During the Second World War children from Mora Road Infants School in Willesden [Middlesex] were evacuated to Oakley. The evacuated classes were taught in the morning and the Oakley children in the afternoon. In October the evacuees started to use the chapel school room as a full time school. In 1943 the two schools were again combined on the school site.
School routines were disrupted as the following [SDOakley1/3] shows:
- 23rd July 1940: "School re-opened this morning, 48 children present. During the closure, both porches have been converted into refuge rooms and all glass in windows and screen has been made splinter proof. The children were instructed in the use of these rooms and a simple Air Raid Drill was taken. Respirators were examined and worn for 15 mins this afternoon".
- 23rd July 1942: "Air Raid warning received from warden, at 8:57 am. Children assembled in shelters. All clear received at 9:15 am. Sirens not heard. Bombs dropped in Bedford". These bombs fell on the Grafton Hotel, Midland Road and Ashburnham Road. They came from a lone Dornier 17. A much more serious raid on Bedford on the night of 30th July that year killed ten people.
New activities were also added. The log book [SDOakley1/3] lists: "15th July 1941: Rabbit keeping has been commenced as an assistance to wartime food production".
The third of the great Education Acts was that of 1944 which established the principle of County Primary Schools for children up to the age of 11, at which time they took an examination to determine the nature of the secondary school they would attend until they were 15, the most academically able going to grammar schools, the rest to secondary or secondary modern schools. Oakley Council School thus became Oakley County Primary School.
Oakley Lower School April 2011
By the 1960s the old school building, dating from 1842, was increasingly unviable. It was thus decided to build a new school at the same time as the new Lincroft County Secondary Modern School was being built.
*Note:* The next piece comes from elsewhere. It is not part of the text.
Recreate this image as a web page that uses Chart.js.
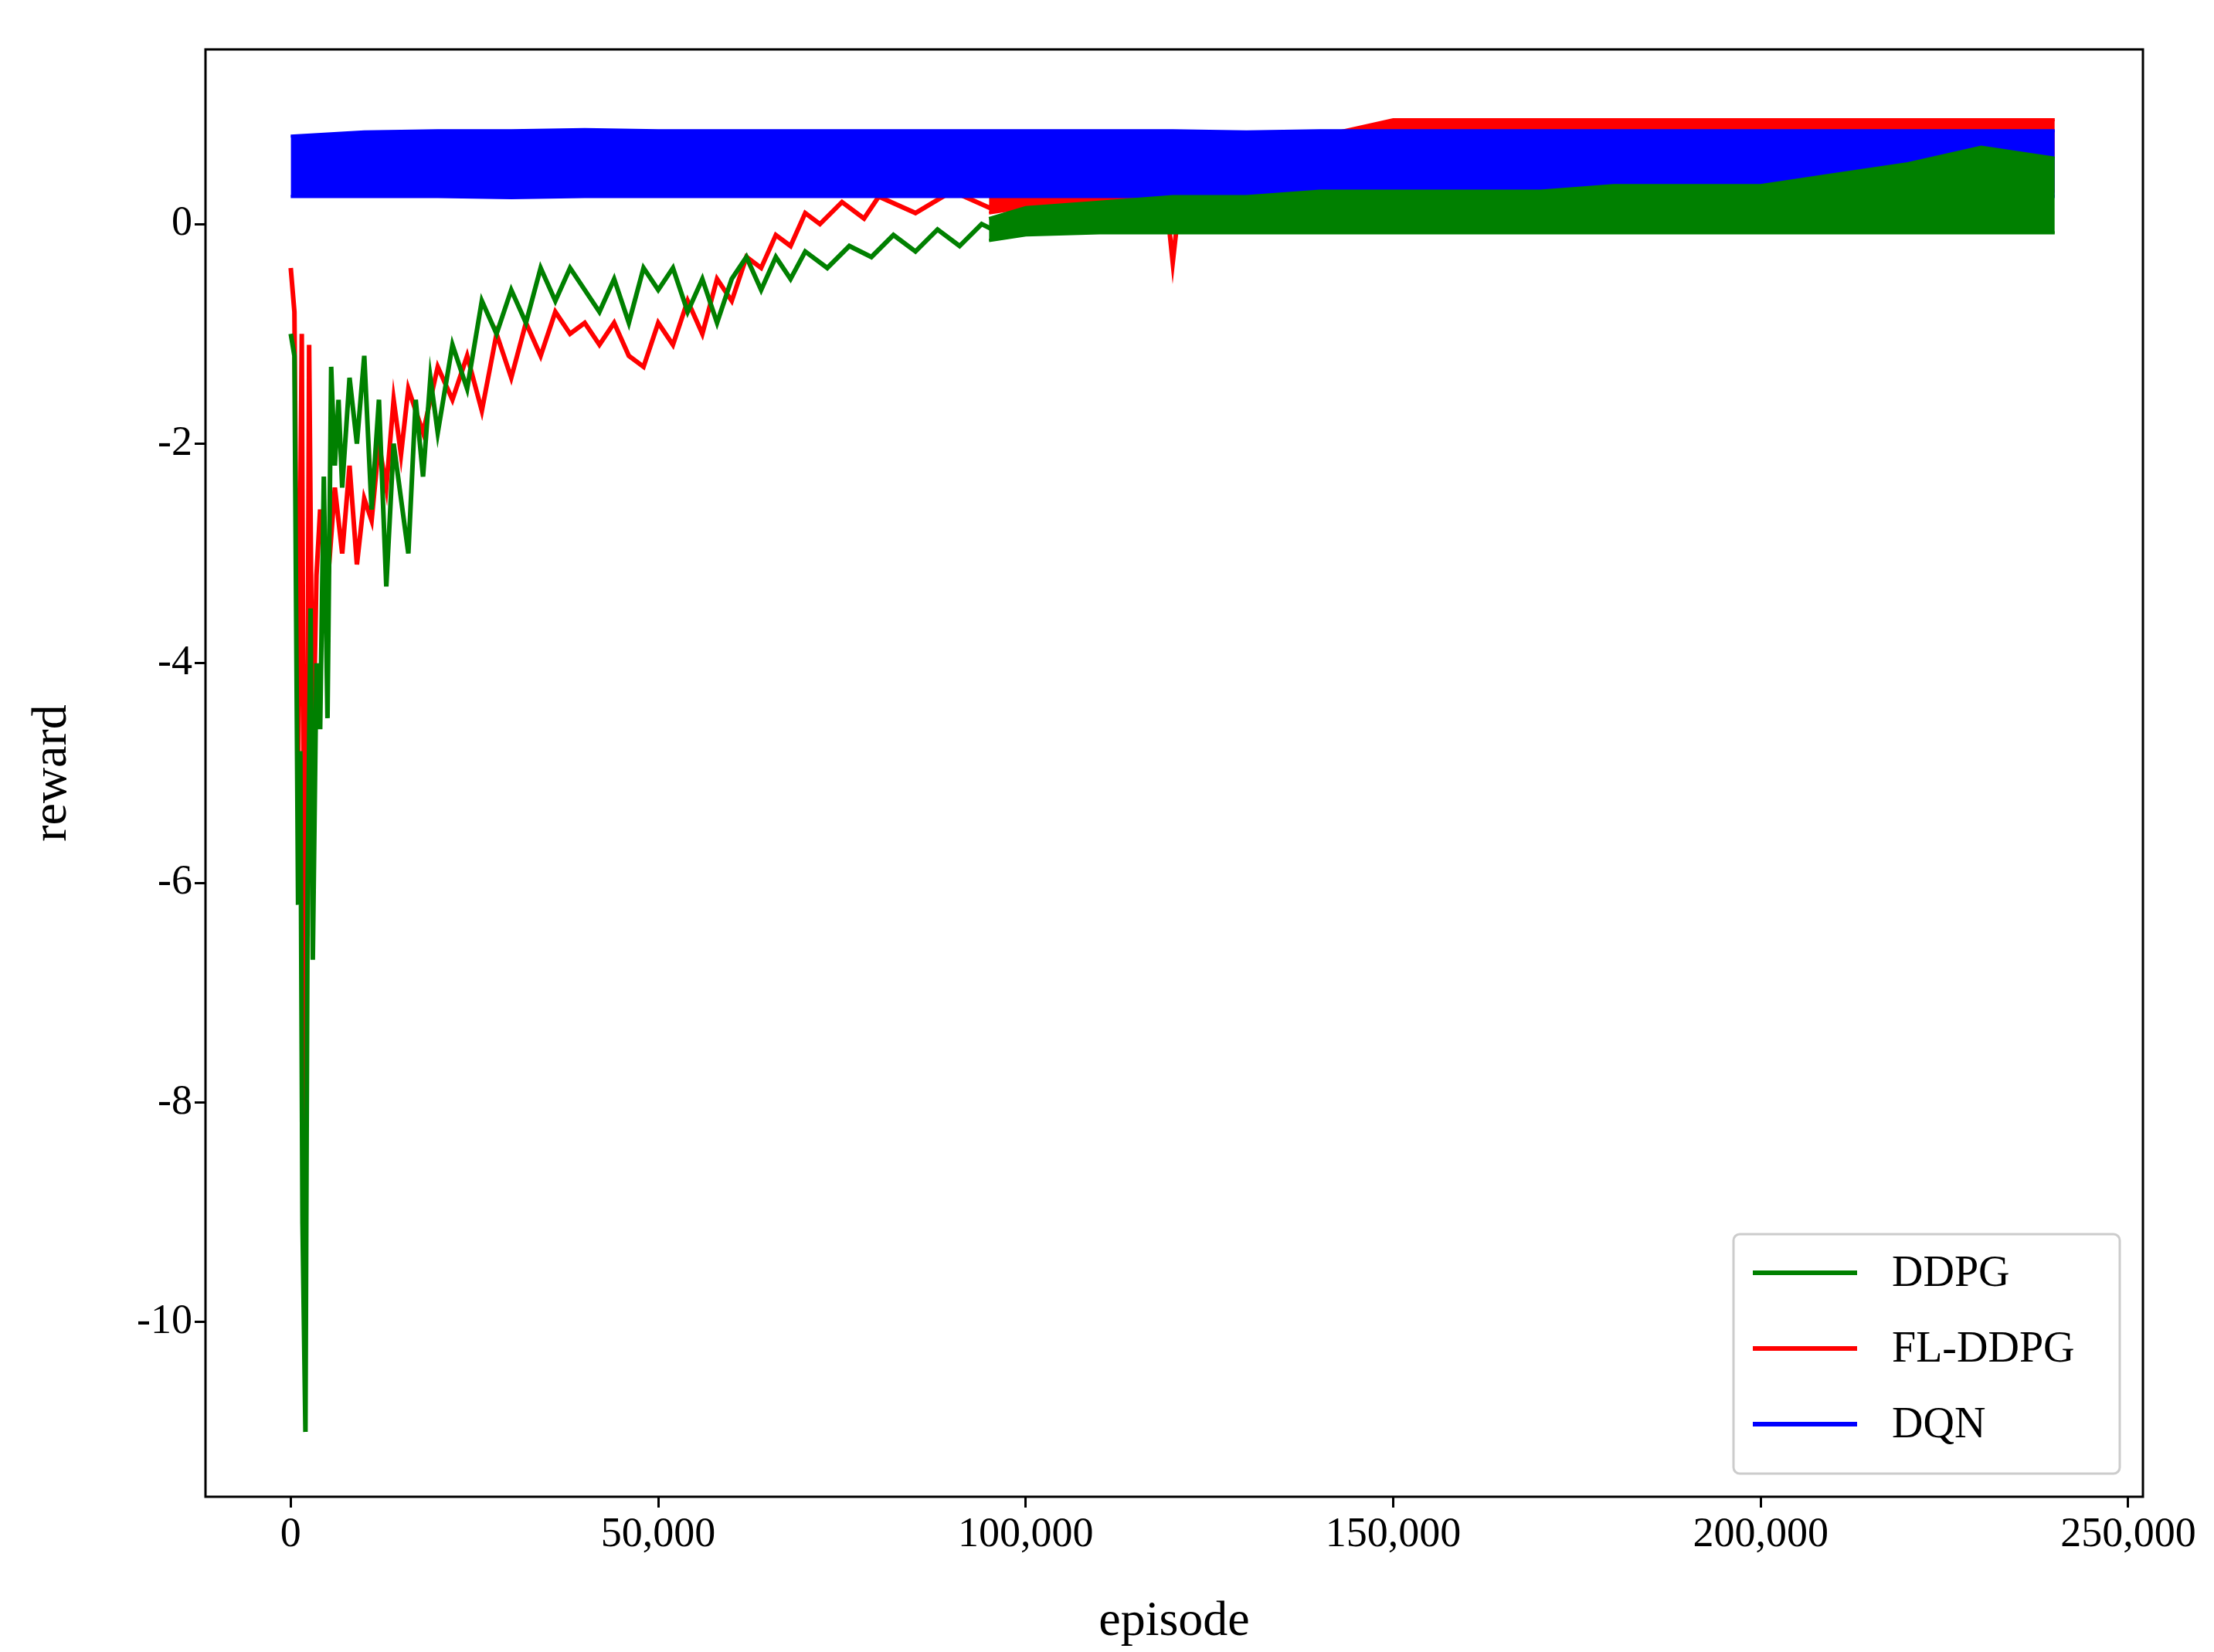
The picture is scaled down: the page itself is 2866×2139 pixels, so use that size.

The land for Lincroft School was conveyed in October 1962 [CCE1694/5] and it was decided to build the new county primary school on an adjoining site, the contract dating from 1962-1963 [CA2/60].
The old school building was listed by the former Department of Environment in August 1987 as Grade II, of special interest. The property, built of coursed limestone rubble with ashlar dressings and an old clay tile roof with bracketed eaves is now the community hall and hosts, among other things, the De Parys Medical Centre Drop in Service.
In the 1970s Bedfordshire County Council introduced comprehensive education, doing away with the 11+ examination and grammar schools and introducing a tier of school between the old County Primary and County Secondary Schools. Thus Lower Schools now taught children aged 4 to 9, Middle Schools from 9 to 13 and Upper Schools from 13 onwards. Oakley County Primary School thus became Oakley Lower School.
On 1st April 2009 Bedfordshire County Council was abolished. The new Local Education Authority for Oakley became Bedford Borough Council, formerly a district council but now a unitary authority. At the time of writing  there is uncertainty over the future of the school structure in the Borough with a move to abolish middle school and have children go from a primary school to a secondary school at age 11.